§ **AIM OF THE EXERCISE**: Reproduce the listing below exactly, minus its pictures.

§ **DATA EXTRACT**:
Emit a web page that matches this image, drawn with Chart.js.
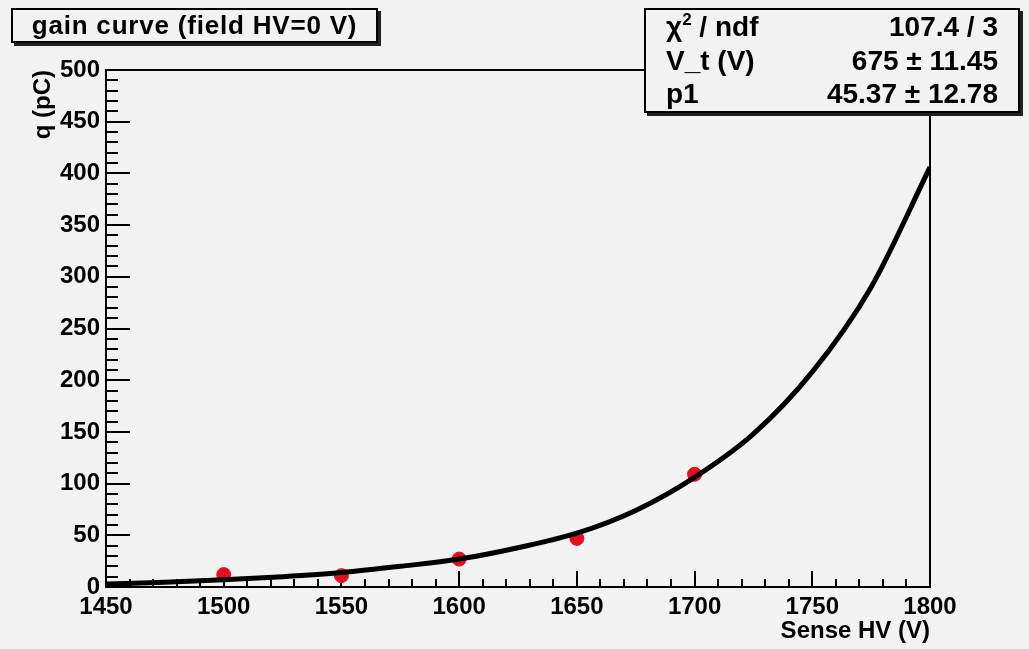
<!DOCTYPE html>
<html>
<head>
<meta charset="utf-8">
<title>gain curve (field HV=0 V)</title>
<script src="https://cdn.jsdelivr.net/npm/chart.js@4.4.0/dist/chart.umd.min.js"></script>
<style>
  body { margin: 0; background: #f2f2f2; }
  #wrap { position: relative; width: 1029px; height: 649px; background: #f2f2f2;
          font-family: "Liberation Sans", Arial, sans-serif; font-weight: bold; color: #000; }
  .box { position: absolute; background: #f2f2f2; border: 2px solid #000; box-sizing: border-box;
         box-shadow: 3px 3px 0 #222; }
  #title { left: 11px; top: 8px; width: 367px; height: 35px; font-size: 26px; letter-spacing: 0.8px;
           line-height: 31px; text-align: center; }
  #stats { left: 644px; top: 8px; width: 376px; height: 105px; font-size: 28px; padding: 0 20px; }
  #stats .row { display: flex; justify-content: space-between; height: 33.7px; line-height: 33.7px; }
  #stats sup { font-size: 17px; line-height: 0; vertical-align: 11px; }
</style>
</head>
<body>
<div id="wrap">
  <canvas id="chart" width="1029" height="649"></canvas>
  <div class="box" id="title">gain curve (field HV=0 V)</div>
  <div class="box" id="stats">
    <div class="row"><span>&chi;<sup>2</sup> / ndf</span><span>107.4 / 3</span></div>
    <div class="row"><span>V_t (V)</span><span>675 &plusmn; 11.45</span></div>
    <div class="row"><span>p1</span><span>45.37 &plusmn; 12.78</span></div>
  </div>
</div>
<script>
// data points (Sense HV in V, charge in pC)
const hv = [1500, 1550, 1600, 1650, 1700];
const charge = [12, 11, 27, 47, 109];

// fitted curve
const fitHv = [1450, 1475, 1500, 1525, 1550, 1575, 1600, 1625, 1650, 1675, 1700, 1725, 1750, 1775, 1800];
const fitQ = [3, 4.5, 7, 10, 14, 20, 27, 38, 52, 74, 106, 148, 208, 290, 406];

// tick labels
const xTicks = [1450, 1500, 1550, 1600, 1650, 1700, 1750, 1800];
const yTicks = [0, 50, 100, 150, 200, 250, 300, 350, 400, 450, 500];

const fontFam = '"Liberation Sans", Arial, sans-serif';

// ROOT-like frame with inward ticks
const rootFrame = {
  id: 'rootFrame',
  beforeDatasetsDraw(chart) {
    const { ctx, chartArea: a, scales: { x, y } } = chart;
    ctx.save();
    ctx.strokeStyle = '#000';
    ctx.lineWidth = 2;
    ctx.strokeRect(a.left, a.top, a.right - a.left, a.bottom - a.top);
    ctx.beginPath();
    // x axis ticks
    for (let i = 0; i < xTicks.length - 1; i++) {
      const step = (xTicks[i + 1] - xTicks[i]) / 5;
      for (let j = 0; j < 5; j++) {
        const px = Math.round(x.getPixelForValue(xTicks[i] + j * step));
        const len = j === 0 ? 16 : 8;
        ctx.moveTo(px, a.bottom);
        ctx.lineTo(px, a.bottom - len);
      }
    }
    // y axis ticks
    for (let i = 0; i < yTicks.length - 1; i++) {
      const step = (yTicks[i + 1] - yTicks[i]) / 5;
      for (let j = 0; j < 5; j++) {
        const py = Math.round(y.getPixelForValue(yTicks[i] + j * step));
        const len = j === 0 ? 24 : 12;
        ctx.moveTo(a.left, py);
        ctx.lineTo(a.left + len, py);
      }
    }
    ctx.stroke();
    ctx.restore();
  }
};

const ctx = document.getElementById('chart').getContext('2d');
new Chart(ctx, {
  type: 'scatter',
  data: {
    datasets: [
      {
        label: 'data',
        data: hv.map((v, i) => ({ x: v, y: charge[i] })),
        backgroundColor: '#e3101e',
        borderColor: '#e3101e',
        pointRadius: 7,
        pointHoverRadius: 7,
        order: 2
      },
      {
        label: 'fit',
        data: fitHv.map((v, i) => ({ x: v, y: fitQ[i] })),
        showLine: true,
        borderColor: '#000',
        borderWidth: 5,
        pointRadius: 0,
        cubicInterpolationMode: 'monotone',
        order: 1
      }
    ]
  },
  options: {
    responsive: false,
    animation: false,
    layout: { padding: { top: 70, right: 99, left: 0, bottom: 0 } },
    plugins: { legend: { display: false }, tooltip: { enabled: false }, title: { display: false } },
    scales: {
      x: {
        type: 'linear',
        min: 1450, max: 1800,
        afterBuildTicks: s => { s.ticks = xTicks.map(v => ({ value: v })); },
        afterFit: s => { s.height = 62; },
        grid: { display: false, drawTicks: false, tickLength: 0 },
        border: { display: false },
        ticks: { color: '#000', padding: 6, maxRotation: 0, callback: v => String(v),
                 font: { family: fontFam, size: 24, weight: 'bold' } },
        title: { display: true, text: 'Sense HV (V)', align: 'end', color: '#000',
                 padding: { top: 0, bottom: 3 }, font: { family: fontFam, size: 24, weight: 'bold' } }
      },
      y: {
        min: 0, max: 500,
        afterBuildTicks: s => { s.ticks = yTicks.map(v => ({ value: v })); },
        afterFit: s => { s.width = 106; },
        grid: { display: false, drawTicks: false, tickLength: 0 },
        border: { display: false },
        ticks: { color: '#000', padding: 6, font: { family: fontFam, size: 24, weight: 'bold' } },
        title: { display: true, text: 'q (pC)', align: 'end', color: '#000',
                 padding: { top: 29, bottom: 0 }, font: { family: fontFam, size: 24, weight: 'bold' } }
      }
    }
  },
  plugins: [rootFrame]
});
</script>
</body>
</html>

§ **RESPONSE TO THIS EXERCISE**:
Emit a web page that matches this image, drawn with Chart.js.
<!DOCTYPE html>
<html>
<head>
<meta charset="utf-8">
<title>gain curve (field HV=0 V)</title>
<script src="https://cdn.jsdelivr.net/npm/chart.js@4.4.0/dist/chart.umd.min.js"></script>
<style>
  body { margin: 0; background: #f2f2f2; }
  #wrap { position: relative; width: 1029px; height: 649px; background: #f2f2f2;
          font-family: "Liberation Sans", Arial, sans-serif; font-weight: bold; color: #000; }
  .box { position: absolute; background: #f2f2f2; border: 2px solid #000; box-sizing: border-box;
         box-shadow: 3px 3px 0 #222; }
  #title { left: 11px; top: 8px; width: 367px; height: 35px; font-size: 26px; letter-spacing: 0.8px;
           line-height: 31px; text-align: center; }
  #stats { left: 644px; top: 8px; width: 376px; height: 105px; font-size: 28px; padding: 0 20px; }
  #stats .row { display: flex; justify-content: space-between; height: 33.7px; line-height: 33.7px; }
  #stats sup { font-size: 17px; line-height: 0; vertical-align: 11px; }
</style>
</head>
<body>
<div id="wrap">
  <canvas id="chart" width="1029" height="649"></canvas>
  <div class="box" id="title">gain curve (field HV=0 V)</div>
  <div class="box" id="stats">
    <div class="row"><span>&chi;<sup>2</sup> / ndf</span><span>107.4 / 3</span></div>
    <div class="row"><span>V_t (V)</span><span>675 &plusmn; 11.45</span></div>
    <div class="row"><span>p1</span><span>45.37 &plusmn; 12.78</span></div>
  </div>
</div>
<script>
// data points (Sense HV in V, charge in pC)
const hv = [1500, 1550, 1600, 1650, 1700];
const charge = [12, 11, 27, 47, 109];

// fitted curve
const fitHv = [1450, 1475, 1500, 1525, 1550, 1575, 1600, 1625, 1650, 1675, 1700, 1725, 1750, 1775, 1800];
const fitQ = [3, 4.5, 7, 10, 14, 20, 27, 38, 52, 74, 106, 148, 208, 290, 406];

// tick labels
const xTicks = [1450, 1500, 1550, 1600, 1650, 1700, 1750, 1800];
const yTicks = [0, 50, 100, 150, 200, 250, 300, 350, 400, 450, 500];

const fontFam = '"Liberation Sans", Arial, sans-serif';

// ROOT-like frame with inward ticks
const rootFrame = {
  id: 'rootFrame',
  beforeDatasetsDraw(chart) {
    const { ctx, chartArea: a, scales: { x, y } } = chart;
    ctx.save();
    ctx.strokeStyle = '#000';
    ctx.lineWidth = 2;
    ctx.strokeRect(a.left, a.top, a.right - a.left, a.bottom - a.top);
    ctx.beginPath();
    // x axis ticks
    for (let i = 0; i < xTicks.length - 1; i++) {
      const step = (xTicks[i + 1] - xTicks[i]) / 5;
      for (let j = 0; j < 5; j++) {
        const px = Math.round(x.getPixelForValue(xTicks[i] + j * step));
        const len = j === 0 ? 16 : 8;
        ctx.moveTo(px, a.bottom);
        ctx.lineTo(px, a.bottom - len);
      }
    }
    // y axis ticks
    for (let i = 0; i < yTicks.length - 1; i++) {
      const step = (yTicks[i + 1] - yTicks[i]) / 5;
      for (let j = 0; j < 5; j++) {
        const py = Math.round(y.getPixelForValue(yTicks[i] + j * step));
        const len = j === 0 ? 24 : 12;
        ctx.moveTo(a.left, py);
        ctx.lineTo(a.left + len, py);
      }
    }
    ctx.stroke();
    ctx.restore();
  }
};

const ctx = document.getElementById('chart').getContext('2d');
new Chart(ctx, {
  type: 'scatter',
  data: {
    datasets: [
      {
        label: 'data',
        data: hv.map((v, i) => ({ x: v, y: charge[i] })),
        backgroundColor: '#e3101e',
        borderColor: '#e3101e',
        pointRadius: 7,
        pointHoverRadius: 7,
        order: 2
      },
      {
        label: 'fit',
        data: fitHv.map((v, i) => ({ x: v, y: fitQ[i] })),
        showLine: true,
        borderColor: '#000',
        borderWidth: 5,
        pointRadius: 0,
        cubicInterpolationMode: 'monotone',
        order: 1
      }
    ]
  },
  options: {
    responsive: false,
    animation: false,
    layout: { padding: { top: 70, right: 99, left: 0, bottom: 0 } },
    plugins: { legend: { display: false }, tooltip: { enabled: false }, title: { display: false } },
    scales: {
      x: {
        type: 'linear',
        min: 1450, max: 1800,
        afterBuildTicks: s => { s.ticks = xTicks.map(v => ({ value: v })); },
        afterFit: s => { s.height = 62; },
        grid: { display: false, drawTicks: false, tickLength: 0 },
        border: { display: false },
        ticks: { color: '#000', padding: 6, maxRotation: 0, callback: v => String(v),
                 font: { family: fontFam, size: 24, weight: 'bold' } },
        title: { display: true, text: 'Sense HV (V)', align: 'end', color: '#000',
                 padding: { top: 0, bottom: 3 }, font: { family: fontFam, size: 24, weight: 'bold' } }
      },
      y: {
        min: 0, max: 500,
        afterBuildTicks: s => { s.ticks = yTicks.map(v => ({ value: v })); },
        afterFit: s => { s.width = 106; },
        grid: { display: false, drawTicks: false, tickLength: 0 },
        border: { display: false },
        ticks: { color: '#000', padding: 6, font: { family: fontFam, size: 24, weight: 'bold' } },
        title: { display: true, text: 'q (pC)', align: 'end', color: '#000',
                 padding: { top: 29, bottom: 0 }, font: { family: fontFam, size: 24, weight: 'bold' } }
      }
    }
  },
  plugins: [rootFrame]
});
</script>
</body>
</html>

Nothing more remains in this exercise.